John Michael Higgins, who orchestrates the trivia game “Split Second” on the Game Show Network, is best known for his film work with Christopher Guest in “A Mighty Wind” and “Best in Show.” Higgins is not obsessed with acting though he’s done it since he was 9. He doesn’t take the work home with him like others do, he says.

Game show hosting requires both wit and the ability to improvise. Higgins proved that skill when he worked with Guest, who expects his players to improvise in the moment. There’s no trick to that, insists Higgins.

“The whole game is listening. If you actually hear somebody, you’ll say the right thing. You have to hear it though, you have to be interested. You have to be hungry for the information. The minute you have it, it comes in, you will respond, you can’t help but respond. You couldn’t hide it. That’s great improvisation when you just do it and you move on,” he says.

“I never sought improvisation out. I’m not very interested in it. It turned out to be something I’m good at, but I’m good at it because I’m interested in other things. That’s all it is,” he says.

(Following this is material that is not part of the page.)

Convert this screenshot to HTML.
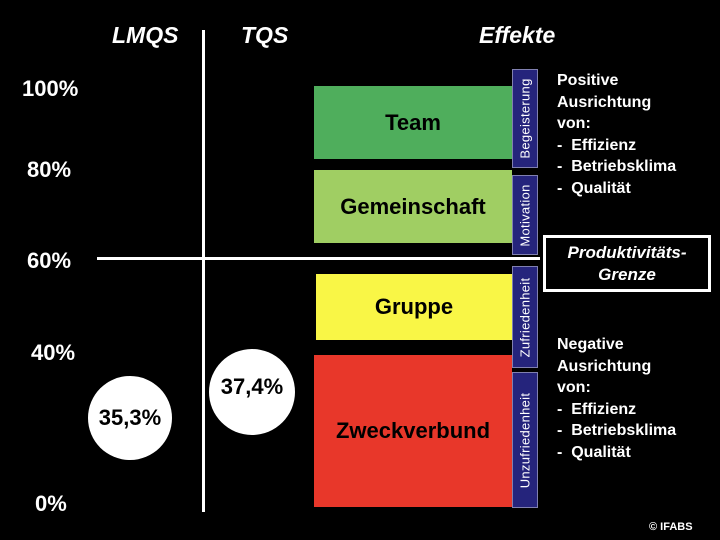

Brooke Burns (“Melrose Place” “Shallow Hal”) returns for the fifth season of GSN’s “Master Minds” next Monday. Burns, who was a model and an actress, confesses that hosting can be disastrous. “It’s a whole different skill set,” she says. “If you take an actor and put them in a hosting position a lot of them panic. Even on live shows you see them … you see these amazing actors even completely clam up or ‘blub-blub-blub’ because to be live is a totally different thing, to just converse and be natural when you’re not hiding or portraying someone else.”